About the time my friend turned 20, he had trusted in Jesus. But just a couple of years ago, he told me, “I no longer believe in the so-called God.” That statement haunts me.

I can’t vouch for my friend’s spiritual beliefs; neither can I vouch for the beliefs of the band Collective Soul. Still, much of their music resonates with my spirit. And on this dark night, their song “Maybe” captured my thoughts precisely:

Where am I to take refuge when the storms of pain release. Shelter me. This blessedness of life, it sometimes brings me to my knees. I call on Thee. And I have not the words to write a farewell to you tonight. Maybe God you found. “Maybe” is all that you can offer now.

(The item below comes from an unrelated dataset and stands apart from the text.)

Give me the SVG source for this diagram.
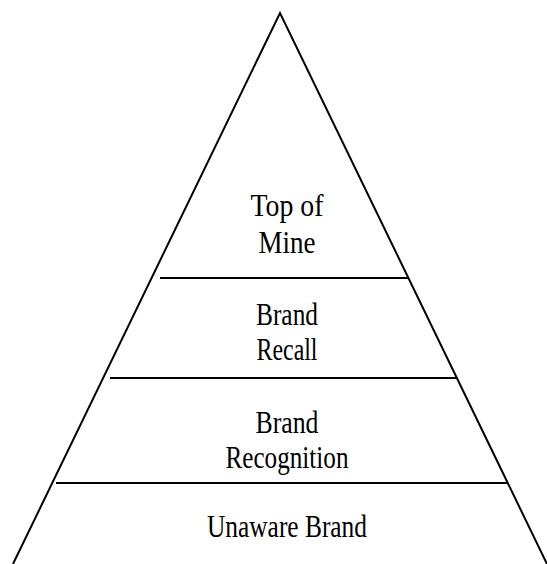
<svg xmlns="http://www.w3.org/2000/svg" width="547" height="564" viewBox="0 0 547 564">
<style>
.ln{stroke:#000;stroke-width:2;fill:none}
.t{font-family:"Liberation Serif","Times New Roman",serif;font-size:31px;fill:#000;text-anchor:middle}
</style>
<rect width="547" height="564" fill="#fff"/>
<g id="connectors">
<path class="ln" d="M13,564 L280,13 L547,564"/>
<line class="ln" x1="160" y1="278" x2="408" y2="278"/>
<line class="ln" x1="110" y1="378" x2="456" y2="378"/>
<line class="ln" x1="56" y1="483" x2="508" y2="483"/>
</g>
<g id="top">
<text class="t" x="287" y="216" textLength="73" lengthAdjust="spacingAndGlyphs">Top of</text>
<text class="t" x="287" y="253" textLength="57" lengthAdjust="spacingAndGlyphs">Mine</text>
</g>
<g id="recall">
<text class="t" x="287" y="325" textLength="62" lengthAdjust="spacingAndGlyphs">Brand</text>
<text class="t" x="287" y="360" textLength="61" lengthAdjust="spacingAndGlyphs">Recall</text>
</g>
<g id="recognition">
<text class="t" x="287" y="433" textLength="63" lengthAdjust="spacingAndGlyphs">Brand</text>
<text class="t" x="287" y="468" textLength="123" lengthAdjust="spacingAndGlyphs">Recognition</text>
</g>
<g id="unaware">
<text class="t" x="287" y="537" textLength="160" lengthAdjust="spacingAndGlyphs">Unaware Brand</text>
</g>
</svg>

It’s that refrain “maybe” that gets me. How much more comforting is another song by Collective Soul! “Once was blind but now I see; salvation has discovered me. This precious declaration means I believe all hope is dead no longer.”

I don’t know where my friend is. But through it all, my faith remains in Jesus, who made this precious declaration: “My sheep listen to My voice; I know them, and they follow Me. I give them eternal life, and they will never perish. No one can snatch them away from Me” (John 10:27-29).

In the end, it isn’t about idle words we may say; it’s about what Jesus did and said! And it’s about our heart-belief toward Him. I’ve chosen to believe Him. Life is far too short to trust in maybe.